The chief justice is well within his implied and express powers to manage the administrative functions of the courts and judges under him where files and allocation of cases was concerned.
Each judge in his courts also has the duty of ensuring that they were not conflicted or that they at least avoided the potential of conflict where matters that came before them were concerned.
On the one hand Gopal Sri Ram said: “The immediate superior of the High Court judges, the chief judge of Malaya or the chief judge of Sabah and Sarawak should not interfere with the assignment of cases, such as transferring files from one judge to another”
In a following and subsequent comment on the same subject in the same article he and Hishamuddin Yunos the other former judge, contradicted themselves by saying the following: “The provision (in Section 20 of the Coja) states that the distribution of business among the judges of the High Court shall be made in accordance with direction given by the chief judge of Malaya or of Sabah and Sarawak.”
Nothing in the relevant article and Act precludes or prohibits judges of a higher court such as the Federal Court in supervising the conduct of judges of lower courts.
The Act in Section 20 in fact reads verbatim as follows:
“The distribution of business among the judges of the High Court shall be made in accordance with such directions, which may be of a general or a particular nature, as may be given by the chief judge”.
Again nothing here suggested that such a direction by the chief judge may not have been made in consultation or cooperation with the chief judge and the judges of the Federal Court.
Nothing in the relevant Section 20 of the Coja suggested it can’t be so done.
The power to distribute cases, manage the distribution of the files clearly is within the discretion, power and authority of the chief judge (either acting on his own or in conjunction with others.
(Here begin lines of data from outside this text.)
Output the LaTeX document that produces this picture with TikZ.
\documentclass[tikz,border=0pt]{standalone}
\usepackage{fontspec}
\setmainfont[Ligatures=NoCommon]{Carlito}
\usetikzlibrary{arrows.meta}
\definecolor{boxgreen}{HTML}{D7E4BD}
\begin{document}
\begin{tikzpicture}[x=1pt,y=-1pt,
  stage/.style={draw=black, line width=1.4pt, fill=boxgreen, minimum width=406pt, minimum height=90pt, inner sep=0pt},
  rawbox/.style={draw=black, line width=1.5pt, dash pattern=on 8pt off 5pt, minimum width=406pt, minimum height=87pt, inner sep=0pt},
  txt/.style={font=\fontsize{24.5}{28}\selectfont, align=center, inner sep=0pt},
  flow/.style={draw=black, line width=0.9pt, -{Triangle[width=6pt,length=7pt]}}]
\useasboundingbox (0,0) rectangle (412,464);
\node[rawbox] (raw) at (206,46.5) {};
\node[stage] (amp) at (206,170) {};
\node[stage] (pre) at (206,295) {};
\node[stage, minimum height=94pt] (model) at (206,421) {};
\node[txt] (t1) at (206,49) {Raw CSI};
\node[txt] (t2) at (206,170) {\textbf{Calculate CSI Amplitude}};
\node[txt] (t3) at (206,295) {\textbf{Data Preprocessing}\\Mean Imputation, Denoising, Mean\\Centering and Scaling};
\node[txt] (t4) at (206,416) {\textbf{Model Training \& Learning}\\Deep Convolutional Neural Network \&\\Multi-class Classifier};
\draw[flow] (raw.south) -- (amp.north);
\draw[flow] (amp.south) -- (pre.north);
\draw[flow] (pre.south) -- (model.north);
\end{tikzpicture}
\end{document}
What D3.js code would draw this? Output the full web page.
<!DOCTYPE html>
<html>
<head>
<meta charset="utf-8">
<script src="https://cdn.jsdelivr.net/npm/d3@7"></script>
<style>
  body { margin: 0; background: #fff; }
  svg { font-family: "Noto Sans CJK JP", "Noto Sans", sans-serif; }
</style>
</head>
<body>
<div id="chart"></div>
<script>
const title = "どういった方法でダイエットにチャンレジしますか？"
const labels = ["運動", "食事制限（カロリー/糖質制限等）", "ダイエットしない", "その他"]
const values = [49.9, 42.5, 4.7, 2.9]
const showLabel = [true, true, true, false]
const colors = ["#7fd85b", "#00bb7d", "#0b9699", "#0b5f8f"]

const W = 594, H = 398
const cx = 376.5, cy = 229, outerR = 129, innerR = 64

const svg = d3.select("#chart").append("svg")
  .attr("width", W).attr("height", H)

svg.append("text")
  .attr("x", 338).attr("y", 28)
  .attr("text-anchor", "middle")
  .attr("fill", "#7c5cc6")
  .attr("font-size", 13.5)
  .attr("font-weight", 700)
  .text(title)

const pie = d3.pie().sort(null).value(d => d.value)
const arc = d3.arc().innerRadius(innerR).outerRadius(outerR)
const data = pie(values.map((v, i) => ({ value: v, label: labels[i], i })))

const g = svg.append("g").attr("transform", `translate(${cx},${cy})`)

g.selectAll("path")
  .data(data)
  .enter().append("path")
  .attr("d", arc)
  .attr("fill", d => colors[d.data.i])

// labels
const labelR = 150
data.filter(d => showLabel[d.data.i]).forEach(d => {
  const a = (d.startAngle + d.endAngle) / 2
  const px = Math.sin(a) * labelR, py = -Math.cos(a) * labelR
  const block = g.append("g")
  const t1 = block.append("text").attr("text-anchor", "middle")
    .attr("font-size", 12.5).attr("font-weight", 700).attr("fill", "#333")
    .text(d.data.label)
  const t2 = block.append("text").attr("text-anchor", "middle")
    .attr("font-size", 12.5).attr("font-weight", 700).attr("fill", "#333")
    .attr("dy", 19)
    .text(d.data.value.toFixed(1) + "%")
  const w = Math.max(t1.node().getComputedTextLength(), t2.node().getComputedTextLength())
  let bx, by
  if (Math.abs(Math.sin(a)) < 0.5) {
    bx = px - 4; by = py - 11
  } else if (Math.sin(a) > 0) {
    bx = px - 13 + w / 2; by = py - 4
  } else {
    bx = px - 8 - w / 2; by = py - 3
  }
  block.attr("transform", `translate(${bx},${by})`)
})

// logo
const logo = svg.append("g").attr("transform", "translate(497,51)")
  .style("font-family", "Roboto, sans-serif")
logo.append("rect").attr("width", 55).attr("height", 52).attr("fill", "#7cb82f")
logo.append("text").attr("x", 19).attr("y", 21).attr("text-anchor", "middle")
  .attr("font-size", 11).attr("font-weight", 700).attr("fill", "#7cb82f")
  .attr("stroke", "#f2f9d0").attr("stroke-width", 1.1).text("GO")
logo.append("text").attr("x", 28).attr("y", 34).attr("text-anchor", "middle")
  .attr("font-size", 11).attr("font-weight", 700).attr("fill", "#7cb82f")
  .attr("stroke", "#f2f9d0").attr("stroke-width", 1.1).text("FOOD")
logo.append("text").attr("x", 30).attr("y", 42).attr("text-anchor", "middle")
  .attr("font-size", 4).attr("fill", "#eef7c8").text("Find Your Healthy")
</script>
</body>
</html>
It does not erode his power. He is still within his power to withdraw that delegation or sharing of his duties in this context).
Interestingly the word “business’ is not defined in the Act, a common drafting flaw in Malaysian legislation which results in people like Gopal and Hishamuddin running amok with their takes on the law.
The distribution of business also entails necessarily the assignment of cases such as transferring files from one judge to another.
Conveniently Gopal and Hishamuddin both highly critical of their fellow judges (which itself a breach of the convention on judicial independence) were cherry picking the interpretation of the doctrine of judicial independence here: and they are doing a terrible job of it and a disservice to their personal and professional reputations in the process.
The concept, the doctrine and the principles that governed judicial independence (in the context these two former judges appear to articulate the doctrine here) was distorted to make it none too subtle political statement by the two.
A judge even the chief justice may not interfere with the way a case was run or comment on the merits or otherwise of a case or the decisions of any other judge in his courts.
That job is for the Courts of Appeal to comment and decide upon.
There are many other aspects of judicial independence, which are in this instance being breached by Gopal and Hishamuddin, both of who regularly and without a hint of conscience commit.
The media (fourth estate), the state (except in special circumstances), former and sitting judges like the two are, are required to refrain from publicly admonishing, criticising or commenting adversely on the work of sitting judges.
Gopal and his fellow former judge Hishamuddin are unfortunately no paragons of virtue when it comes to the law, the ethics of judges or the understanding or their observance of the constitution and the doctrine of judicial independence from their documented public comentary on the subject.
It ought to scare any reasonably minded individual as to what drives and motivates the mindset leading to the decisions of the likes of Gopal, Hishamuddin and other judges in Malaysia.
It appears their ideas of justice are measured by political loyalties and not their prowess or skills in the administration of justice.